Plotting code records:
* start *
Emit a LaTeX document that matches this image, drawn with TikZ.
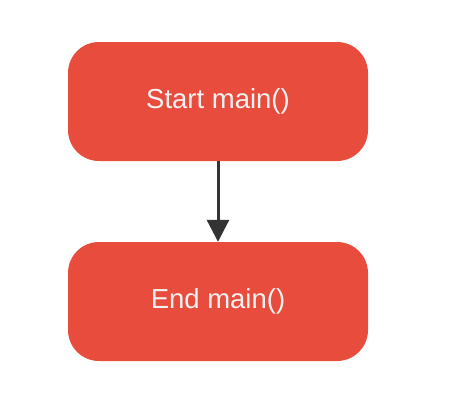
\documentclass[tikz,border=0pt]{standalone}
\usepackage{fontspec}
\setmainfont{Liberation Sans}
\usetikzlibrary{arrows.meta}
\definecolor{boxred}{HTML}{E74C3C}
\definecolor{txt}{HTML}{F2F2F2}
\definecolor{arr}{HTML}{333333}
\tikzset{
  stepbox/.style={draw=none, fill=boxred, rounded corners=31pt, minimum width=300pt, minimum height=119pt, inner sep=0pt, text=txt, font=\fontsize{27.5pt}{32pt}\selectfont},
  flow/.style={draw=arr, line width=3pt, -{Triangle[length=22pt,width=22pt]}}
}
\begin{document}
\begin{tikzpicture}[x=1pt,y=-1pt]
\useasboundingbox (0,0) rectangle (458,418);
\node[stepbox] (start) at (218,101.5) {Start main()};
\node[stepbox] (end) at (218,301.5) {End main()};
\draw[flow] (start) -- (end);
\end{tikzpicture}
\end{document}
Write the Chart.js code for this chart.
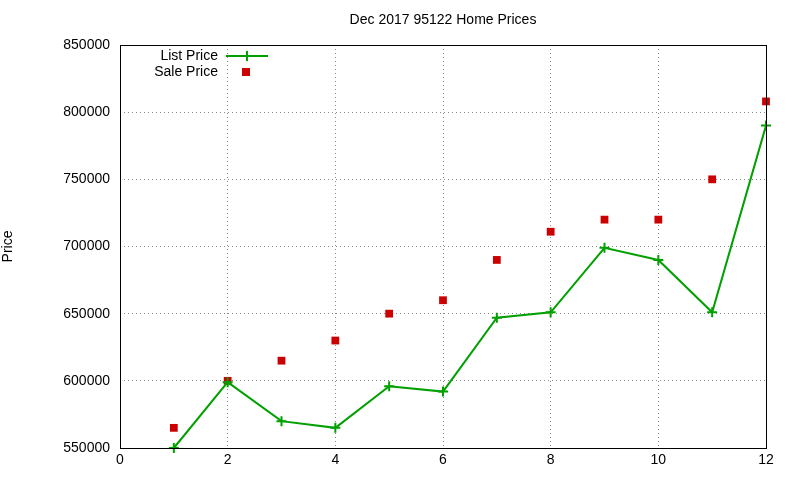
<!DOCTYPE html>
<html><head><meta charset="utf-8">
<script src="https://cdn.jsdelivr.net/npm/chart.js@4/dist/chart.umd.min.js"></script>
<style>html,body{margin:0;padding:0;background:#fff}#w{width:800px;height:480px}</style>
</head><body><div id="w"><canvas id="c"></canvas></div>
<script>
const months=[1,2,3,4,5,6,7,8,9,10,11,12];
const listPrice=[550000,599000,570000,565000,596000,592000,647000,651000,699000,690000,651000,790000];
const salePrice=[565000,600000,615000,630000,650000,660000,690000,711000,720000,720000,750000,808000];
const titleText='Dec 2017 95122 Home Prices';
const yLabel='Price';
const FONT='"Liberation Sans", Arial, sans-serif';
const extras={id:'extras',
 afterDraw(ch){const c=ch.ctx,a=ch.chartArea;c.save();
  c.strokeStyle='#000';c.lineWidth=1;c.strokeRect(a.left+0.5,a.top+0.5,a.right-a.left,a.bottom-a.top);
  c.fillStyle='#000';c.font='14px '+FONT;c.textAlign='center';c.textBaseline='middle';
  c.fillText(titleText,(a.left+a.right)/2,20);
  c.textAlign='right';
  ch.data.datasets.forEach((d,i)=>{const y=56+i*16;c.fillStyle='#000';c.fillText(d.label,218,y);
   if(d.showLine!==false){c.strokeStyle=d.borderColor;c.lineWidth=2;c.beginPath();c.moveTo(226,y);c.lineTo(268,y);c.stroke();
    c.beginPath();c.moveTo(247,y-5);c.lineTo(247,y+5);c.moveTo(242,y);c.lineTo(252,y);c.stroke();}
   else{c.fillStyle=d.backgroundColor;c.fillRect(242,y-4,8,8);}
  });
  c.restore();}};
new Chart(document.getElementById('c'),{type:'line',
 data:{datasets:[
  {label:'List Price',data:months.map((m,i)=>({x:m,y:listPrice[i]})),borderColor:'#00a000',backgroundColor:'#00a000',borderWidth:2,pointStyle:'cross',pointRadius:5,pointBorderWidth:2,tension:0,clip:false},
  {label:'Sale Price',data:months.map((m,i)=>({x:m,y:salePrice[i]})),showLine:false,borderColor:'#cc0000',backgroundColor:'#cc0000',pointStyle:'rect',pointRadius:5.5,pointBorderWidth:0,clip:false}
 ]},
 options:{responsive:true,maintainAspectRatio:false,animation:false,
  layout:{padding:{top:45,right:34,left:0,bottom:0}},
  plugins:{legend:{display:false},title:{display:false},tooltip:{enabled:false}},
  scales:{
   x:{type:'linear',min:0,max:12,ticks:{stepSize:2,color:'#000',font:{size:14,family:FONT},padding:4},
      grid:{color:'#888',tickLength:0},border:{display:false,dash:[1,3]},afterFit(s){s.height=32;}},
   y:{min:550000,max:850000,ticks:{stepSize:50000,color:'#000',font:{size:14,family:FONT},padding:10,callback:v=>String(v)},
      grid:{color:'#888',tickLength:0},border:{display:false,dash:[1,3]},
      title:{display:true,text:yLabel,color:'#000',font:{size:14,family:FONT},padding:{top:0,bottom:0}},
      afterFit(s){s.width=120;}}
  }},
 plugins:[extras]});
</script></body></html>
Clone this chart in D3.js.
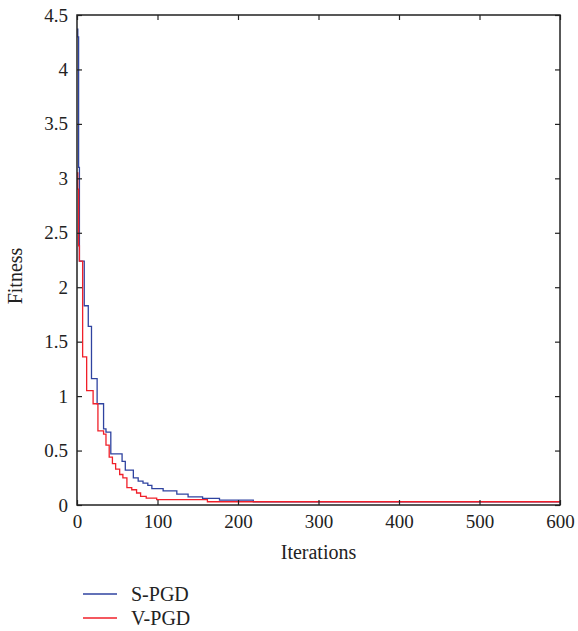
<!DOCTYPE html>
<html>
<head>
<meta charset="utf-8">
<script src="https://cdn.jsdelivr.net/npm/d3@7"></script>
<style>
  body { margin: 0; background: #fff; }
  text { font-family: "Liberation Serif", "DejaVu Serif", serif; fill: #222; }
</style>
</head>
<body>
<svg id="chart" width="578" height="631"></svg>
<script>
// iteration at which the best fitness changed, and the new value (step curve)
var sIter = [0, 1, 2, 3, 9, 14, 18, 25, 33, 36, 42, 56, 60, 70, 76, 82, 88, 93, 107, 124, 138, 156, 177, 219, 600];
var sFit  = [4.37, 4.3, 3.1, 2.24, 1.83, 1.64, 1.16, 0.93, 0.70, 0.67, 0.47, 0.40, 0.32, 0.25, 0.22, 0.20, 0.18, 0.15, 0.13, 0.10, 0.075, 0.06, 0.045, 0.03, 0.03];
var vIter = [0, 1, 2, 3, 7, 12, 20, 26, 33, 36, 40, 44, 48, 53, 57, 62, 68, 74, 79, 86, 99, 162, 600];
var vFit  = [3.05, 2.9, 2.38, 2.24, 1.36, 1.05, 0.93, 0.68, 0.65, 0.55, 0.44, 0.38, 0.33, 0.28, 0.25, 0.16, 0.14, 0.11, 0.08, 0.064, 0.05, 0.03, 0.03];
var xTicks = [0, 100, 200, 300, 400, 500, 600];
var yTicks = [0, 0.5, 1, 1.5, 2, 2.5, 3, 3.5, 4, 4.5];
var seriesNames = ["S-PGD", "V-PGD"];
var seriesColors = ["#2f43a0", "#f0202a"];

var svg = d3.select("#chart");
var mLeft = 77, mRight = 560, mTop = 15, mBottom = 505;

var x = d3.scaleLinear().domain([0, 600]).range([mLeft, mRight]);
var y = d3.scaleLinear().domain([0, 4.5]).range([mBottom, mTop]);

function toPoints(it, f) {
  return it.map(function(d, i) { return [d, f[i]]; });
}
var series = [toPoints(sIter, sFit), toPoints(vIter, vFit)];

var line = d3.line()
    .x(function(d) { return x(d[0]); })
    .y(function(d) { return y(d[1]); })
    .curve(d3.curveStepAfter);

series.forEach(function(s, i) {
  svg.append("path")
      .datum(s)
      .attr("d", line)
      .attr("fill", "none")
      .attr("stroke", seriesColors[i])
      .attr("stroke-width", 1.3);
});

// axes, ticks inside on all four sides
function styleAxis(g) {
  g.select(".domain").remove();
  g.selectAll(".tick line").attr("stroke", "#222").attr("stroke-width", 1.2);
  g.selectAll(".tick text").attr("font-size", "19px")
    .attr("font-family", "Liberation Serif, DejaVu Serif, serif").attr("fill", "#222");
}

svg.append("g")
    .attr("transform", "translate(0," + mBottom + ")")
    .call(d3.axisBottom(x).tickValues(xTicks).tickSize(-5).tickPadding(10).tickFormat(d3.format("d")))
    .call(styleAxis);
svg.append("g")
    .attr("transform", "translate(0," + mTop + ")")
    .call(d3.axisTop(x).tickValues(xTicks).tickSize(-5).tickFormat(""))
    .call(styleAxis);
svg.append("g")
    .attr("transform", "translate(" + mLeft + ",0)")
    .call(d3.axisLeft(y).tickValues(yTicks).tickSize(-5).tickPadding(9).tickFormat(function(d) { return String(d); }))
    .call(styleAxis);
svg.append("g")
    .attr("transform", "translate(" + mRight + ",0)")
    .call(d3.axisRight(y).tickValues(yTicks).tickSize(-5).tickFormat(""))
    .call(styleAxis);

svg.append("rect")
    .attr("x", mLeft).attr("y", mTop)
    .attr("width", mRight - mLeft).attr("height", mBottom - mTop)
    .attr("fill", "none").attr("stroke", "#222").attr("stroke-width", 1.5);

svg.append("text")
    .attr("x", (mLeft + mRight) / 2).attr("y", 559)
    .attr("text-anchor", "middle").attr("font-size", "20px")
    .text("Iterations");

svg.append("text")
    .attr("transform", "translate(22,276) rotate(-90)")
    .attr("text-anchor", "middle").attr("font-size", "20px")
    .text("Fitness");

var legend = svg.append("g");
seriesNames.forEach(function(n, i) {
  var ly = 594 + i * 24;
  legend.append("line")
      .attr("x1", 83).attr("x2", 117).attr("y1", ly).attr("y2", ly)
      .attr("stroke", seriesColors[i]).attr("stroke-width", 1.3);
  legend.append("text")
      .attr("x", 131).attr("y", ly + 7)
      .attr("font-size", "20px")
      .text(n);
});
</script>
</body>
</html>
* end *
* start *
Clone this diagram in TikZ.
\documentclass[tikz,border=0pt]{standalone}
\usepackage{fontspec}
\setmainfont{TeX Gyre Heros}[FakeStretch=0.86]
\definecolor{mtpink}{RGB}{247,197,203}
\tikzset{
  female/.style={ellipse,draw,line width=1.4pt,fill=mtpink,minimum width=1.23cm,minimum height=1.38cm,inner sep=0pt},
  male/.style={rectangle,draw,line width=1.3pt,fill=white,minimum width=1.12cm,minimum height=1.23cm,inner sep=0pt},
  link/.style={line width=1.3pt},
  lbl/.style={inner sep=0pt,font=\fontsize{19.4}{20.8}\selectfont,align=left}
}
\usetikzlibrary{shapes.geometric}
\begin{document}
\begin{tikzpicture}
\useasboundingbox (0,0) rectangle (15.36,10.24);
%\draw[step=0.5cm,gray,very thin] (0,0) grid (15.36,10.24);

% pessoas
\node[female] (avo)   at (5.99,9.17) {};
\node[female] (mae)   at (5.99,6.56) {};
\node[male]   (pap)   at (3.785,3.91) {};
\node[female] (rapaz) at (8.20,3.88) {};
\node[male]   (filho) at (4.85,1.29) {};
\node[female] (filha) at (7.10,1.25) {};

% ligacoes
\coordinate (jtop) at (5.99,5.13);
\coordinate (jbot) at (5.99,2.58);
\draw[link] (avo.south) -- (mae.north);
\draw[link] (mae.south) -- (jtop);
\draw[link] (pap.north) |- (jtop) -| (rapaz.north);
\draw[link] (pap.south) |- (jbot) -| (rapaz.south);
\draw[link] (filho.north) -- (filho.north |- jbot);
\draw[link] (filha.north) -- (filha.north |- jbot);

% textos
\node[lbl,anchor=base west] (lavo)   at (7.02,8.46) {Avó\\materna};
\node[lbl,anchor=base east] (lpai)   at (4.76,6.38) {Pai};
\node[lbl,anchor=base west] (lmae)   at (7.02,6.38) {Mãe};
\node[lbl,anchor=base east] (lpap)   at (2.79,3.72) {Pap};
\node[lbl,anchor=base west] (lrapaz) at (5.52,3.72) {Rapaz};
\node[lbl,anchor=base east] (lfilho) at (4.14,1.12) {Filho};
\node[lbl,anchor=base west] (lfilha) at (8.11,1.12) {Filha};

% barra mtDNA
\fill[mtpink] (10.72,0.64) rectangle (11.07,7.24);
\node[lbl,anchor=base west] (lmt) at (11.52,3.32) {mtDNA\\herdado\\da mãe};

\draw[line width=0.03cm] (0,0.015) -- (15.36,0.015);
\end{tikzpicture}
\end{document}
* end *
From the records above, copy exactly the lines starting at the one with "Clone this chart in D3.js." and ending at the one with "d3.scaleLinear().domain([0, 4.5]).range([mBottom, mTop]);", and no others. Pictures stay out.

- _Task answer_
Clone this chart in D3.js.
<!DOCTYPE html>
<html>
<head>
<meta charset="utf-8">
<script src="https://cdn.jsdelivr.net/npm/d3@7"></script>
<style>
  body { margin: 0; background: #fff; }
  text { font-family: "Liberation Serif", "DejaVu Serif", serif; fill: #222; }
</style>
</head>
<body>
<svg id="chart" width="578" height="631"></svg>
<script>
// iteration at which the best fitness changed, and the new value (step curve)
var sIter = [0, 1, 2, 3, 9, 14, 18, 25, 33, 36, 42, 56, 60, 70, 76, 82, 88, 93, 107, 124, 138, 156, 177, 219, 600];
var sFit  = [4.37, 4.3, 3.1, 2.24, 1.83, 1.64, 1.16, 0.93, 0.70, 0.67, 0.47, 0.40, 0.32, 0.25, 0.22, 0.20, 0.18, 0.15, 0.13, 0.10, 0.075, 0.06, 0.045, 0.03, 0.03];
var vIter = [0, 1, 2, 3, 7, 12, 20, 26, 33, 36, 40, 44, 48, 53, 57, 62, 68, 74, 79, 86, 99, 162, 600];
var vFit  = [3.05, 2.9, 2.38, 2.24, 1.36, 1.05, 0.93, 0.68, 0.65, 0.55, 0.44, 0.38, 0.33, 0.28, 0.25, 0.16, 0.14, 0.11, 0.08, 0.064, 0.05, 0.03, 0.03];
var xTicks = [0, 100, 200, 300, 400, 500, 600];
var yTicks = [0, 0.5, 1, 1.5, 2, 2.5, 3, 3.5, 4, 4.5];
var seriesNames = ["S-PGD", "V-PGD"];
var seriesColors = ["#2f43a0", "#f0202a"];

var svg = d3.select("#chart");
var mLeft = 77, mRight = 560, mTop = 15, mBottom = 505;

var x = d3.scaleLinear().domain([0, 600]).range([mLeft, mRight]);
var y = d3.scaleLinear().domain([0, 4.5]).range([mBottom, mTop]);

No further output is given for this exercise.